What is the waste with spinlocks both with and without yield?
11_QLocks+CV
Understand the code for a QLock on slide 18 (you do not need to be able to write the code, but you should be able to answer questions about how it works).
What is the purpose of the guard member (guard lock)?
Where is spin-waiting used in the implementation of the QLock? Why is using a spinlock here a reasonable approach?
If a thread gets the QLock and releases it while other threads are waiting in the queue for the lock, will the thread that released it be able to get the lock again during its time slice (time quantum) before the threads which are waiting can get the lock?
If a thread which holds the lock l->lock releases it when other threads are waiting, why does it not just set l->lock to false after removing the first thread waiting in the queue from the queue and unparking it?
What is the race condition in the code on slide 18?
How does the code on slide 20 fix the race condition in the code on slide 18 (How does set_park() fix the race)?
When is spin-waiting or blocking better: How does it depend on whether the system has a uniprocessor or a multi-core processor?
How can a two-phase lock as described in the slides (slide 23) provide a good bound on the waiting time for a lock as compared with the optimal waiting time?
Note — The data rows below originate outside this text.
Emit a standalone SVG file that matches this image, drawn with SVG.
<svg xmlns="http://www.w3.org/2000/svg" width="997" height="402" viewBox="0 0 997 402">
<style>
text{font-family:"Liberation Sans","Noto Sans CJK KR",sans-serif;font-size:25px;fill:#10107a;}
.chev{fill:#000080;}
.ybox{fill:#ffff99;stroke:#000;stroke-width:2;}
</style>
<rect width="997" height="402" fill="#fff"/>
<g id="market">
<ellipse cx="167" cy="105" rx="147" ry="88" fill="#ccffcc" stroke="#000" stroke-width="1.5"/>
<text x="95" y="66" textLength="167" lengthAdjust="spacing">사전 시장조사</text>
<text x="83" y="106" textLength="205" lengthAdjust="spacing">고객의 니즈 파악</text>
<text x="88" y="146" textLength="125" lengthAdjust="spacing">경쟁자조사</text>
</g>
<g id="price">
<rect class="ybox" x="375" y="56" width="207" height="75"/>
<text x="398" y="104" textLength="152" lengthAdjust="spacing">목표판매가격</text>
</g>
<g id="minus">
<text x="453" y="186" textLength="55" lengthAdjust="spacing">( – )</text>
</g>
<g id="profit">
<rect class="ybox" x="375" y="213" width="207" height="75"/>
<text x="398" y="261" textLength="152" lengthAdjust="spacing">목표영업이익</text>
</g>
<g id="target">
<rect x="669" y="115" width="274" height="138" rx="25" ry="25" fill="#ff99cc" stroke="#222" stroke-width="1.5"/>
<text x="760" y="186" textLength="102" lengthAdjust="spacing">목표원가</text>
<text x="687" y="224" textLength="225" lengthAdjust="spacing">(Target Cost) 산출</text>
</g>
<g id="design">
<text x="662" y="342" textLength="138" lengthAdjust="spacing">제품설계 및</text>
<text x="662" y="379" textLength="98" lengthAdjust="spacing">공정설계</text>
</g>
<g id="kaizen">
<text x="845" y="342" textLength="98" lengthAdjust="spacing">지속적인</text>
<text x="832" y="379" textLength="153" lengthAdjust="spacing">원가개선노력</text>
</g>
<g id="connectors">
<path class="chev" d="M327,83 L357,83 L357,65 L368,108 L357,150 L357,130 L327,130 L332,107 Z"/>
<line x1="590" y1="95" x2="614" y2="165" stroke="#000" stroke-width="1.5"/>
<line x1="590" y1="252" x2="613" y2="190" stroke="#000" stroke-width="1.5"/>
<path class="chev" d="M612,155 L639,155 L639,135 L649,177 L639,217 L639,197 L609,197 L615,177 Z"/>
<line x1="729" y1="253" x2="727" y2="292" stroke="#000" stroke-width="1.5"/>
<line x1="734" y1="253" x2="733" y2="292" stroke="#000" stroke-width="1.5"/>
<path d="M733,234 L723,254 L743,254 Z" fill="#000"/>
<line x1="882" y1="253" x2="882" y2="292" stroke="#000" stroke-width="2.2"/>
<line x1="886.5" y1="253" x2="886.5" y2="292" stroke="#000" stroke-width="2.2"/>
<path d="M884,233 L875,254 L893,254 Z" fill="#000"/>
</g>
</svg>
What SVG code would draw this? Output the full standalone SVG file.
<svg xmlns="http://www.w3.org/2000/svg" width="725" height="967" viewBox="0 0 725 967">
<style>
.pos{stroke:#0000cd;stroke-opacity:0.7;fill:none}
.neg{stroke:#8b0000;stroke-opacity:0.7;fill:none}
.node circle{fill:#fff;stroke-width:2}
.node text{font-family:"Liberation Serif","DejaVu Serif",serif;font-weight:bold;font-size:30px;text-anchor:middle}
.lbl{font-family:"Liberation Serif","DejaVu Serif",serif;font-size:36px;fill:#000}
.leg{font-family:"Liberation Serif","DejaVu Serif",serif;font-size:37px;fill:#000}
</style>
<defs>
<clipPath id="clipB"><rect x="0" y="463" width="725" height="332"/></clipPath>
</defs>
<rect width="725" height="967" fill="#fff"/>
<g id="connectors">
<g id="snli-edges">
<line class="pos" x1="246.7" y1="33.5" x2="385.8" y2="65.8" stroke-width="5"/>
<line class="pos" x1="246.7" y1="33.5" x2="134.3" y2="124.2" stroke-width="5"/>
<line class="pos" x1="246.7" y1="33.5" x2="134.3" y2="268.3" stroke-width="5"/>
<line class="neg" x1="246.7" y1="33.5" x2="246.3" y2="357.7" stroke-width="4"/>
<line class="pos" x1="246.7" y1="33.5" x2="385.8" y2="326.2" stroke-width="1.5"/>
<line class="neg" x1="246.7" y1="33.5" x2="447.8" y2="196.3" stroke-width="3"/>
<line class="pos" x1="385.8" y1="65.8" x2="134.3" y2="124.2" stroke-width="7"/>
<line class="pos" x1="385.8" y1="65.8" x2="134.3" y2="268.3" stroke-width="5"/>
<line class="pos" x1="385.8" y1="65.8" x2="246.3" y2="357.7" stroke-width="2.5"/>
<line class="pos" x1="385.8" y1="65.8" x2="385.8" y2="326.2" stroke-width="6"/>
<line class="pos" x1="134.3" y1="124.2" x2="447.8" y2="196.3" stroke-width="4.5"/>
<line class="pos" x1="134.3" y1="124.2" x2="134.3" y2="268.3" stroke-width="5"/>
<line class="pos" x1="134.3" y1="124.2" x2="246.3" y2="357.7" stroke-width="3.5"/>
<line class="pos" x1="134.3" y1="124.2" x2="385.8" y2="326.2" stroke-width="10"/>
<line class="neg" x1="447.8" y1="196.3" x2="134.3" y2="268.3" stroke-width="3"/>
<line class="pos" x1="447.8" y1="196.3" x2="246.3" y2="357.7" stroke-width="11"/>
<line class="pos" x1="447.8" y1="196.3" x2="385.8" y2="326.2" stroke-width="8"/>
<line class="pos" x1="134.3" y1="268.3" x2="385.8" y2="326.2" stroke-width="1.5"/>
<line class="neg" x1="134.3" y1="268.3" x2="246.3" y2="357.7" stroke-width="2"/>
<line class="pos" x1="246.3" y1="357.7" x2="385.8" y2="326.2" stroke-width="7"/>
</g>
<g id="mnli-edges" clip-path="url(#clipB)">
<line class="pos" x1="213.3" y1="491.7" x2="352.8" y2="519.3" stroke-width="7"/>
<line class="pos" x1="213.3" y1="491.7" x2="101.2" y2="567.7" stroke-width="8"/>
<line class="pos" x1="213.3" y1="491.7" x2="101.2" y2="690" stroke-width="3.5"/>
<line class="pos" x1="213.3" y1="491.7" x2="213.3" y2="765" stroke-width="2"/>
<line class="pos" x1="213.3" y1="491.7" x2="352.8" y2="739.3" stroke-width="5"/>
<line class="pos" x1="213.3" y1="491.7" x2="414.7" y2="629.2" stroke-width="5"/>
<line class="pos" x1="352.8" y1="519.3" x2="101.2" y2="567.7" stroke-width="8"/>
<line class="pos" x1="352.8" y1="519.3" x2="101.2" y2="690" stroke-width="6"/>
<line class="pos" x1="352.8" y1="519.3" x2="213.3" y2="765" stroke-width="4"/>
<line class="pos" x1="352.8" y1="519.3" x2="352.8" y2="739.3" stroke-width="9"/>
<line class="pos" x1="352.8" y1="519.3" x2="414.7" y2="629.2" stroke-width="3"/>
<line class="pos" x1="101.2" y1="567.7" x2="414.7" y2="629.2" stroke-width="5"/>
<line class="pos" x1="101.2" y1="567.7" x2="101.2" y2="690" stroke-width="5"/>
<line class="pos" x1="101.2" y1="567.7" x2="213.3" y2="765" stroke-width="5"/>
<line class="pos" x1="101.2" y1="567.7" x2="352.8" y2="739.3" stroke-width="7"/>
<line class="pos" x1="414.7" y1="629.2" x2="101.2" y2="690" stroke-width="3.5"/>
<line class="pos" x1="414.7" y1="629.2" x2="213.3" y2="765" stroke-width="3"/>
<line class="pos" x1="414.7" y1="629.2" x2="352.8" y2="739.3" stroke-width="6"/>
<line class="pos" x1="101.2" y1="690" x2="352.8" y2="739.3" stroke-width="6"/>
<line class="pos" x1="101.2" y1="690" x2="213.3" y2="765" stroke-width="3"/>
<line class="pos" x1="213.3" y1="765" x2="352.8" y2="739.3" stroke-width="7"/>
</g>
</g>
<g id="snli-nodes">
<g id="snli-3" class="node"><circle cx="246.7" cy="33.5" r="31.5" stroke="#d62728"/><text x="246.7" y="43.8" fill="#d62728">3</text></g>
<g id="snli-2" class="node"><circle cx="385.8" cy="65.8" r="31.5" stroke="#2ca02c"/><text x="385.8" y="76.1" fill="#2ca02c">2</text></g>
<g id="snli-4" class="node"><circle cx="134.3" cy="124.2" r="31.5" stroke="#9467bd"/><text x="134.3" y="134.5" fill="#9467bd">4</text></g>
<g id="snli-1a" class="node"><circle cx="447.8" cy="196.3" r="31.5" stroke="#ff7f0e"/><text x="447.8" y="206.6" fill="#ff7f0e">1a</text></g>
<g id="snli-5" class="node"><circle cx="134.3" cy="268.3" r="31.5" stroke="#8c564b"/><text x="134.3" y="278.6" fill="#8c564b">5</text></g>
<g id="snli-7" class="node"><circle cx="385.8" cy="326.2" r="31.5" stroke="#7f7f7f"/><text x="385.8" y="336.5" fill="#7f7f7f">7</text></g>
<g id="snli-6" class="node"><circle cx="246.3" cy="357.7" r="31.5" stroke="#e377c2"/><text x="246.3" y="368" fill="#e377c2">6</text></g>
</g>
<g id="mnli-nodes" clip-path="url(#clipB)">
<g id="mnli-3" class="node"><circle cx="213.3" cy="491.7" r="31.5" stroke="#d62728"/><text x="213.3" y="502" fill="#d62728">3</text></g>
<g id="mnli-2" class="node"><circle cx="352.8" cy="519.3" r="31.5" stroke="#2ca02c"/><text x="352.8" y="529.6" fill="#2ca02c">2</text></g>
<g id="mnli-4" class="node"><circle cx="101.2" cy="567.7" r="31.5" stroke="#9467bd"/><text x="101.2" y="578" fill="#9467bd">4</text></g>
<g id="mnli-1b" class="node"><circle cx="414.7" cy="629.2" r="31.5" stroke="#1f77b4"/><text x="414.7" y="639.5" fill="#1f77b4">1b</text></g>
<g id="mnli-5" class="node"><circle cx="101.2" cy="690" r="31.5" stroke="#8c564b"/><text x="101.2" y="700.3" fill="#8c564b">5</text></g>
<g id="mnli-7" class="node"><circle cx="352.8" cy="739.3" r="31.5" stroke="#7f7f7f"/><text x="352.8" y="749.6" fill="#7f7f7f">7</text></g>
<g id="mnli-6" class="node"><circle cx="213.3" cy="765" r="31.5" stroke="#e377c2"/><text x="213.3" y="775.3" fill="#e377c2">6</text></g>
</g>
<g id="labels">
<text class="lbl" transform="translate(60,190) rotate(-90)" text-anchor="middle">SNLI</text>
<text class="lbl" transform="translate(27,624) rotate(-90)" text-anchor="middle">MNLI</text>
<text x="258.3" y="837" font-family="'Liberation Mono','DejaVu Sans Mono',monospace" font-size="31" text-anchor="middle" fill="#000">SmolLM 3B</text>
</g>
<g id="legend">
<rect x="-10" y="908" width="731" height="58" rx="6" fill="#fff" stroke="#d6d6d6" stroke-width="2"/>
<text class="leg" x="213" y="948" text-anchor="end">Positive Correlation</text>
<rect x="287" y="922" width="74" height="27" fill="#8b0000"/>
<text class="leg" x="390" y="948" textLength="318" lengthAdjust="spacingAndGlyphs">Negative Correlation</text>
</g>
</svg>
Be able to explain the two concurrency objectives discussed (mutual exclusion and ordering). Which can be solved with locks? Which can be solved with condition variables/semaphores?
Join for threads is an example of which concurrency objective?
What is a condition variable? Be able to state what the two operations on condition variables (wait and signal) do. Are they atomic?
Why does the correct code for thread_join and thread_exit using condition variables on slide 34 work correctly?
Be able to explain why the code for multiple producers and multiple consumers for the producer-consumer problem on slide 75 works correctly. If a broadcast signal is not used to wake all threads, why are two condition variables needed?
Know the rules of thumb for condition variables on slide 76.
12_Semaphores
Be able to describe the difference between condition variables and semaphores as described on slide 11.
Understand the three semaphore operations: allocate/initialize, wait, signal/post. Are they atomic?
How can thread_join and thread-exit be implemented with semaphores (slide 13)?
What does it mean to say condition variable/locks and semaphores are equivalent concurrency mechanisms?
How can a lock be built from a semaphore (slide 16)?
How can a semaphore be built from a lock and a CV (slides 19-24)?
How does the code on slide 31 work for the producer-consumer problem with a bounded buffer of size N, assuming both semaphores are initialized correctly? How could we increase the concurrency of the solution?
Understand the two different types of semaphores we discussed (binary semaphores versus counting semaphores). Which type is used for locks? Which type is used for the empty and full semaphores in the producer-consumer code?
Understand the version of the reader-writer problem we discussed (multiple readers can read concurrently, but only one writer can write; any waiting writer must wait on any readers who are reading, and writers can starve).
Understand the code for reader-writer locks on slides 33-34.
13_Deadlock
Be able to name the three specific types of concurrency bugs identified in the class slides from the 2008 concurrency study cited (atomicity bugs, ordering bugs, deadlock bugs).
Be able to recognize and example of each of the three specific types of bugs identified by the answer to the previous question (see the slides for examples of each type of bug).
How can atomicity bugs in concurrent software be fixed/corrected (what mechanism can be used)?
How can ordering bugs in concurrent software be fixed/corrected (what mechanisms can be used)?
What is the definition of deadlock (slide 10)?
What 4 conditions are required in a system in order for deadlock to occur (slide 29)?
Be able to state/explain the meaning of each of the 4 required conditions for deadlock (see slides 30, 33, 36 and 39). Be sure you understand each definition; you do not simply want to memorize the definitions.
How can each of the 4 required conditions for deadlock be eliminated/removed from a system (be able to say how each can be removed)?
How many of the 4 conditions must be eliminated/removed in order to prevent deadlock?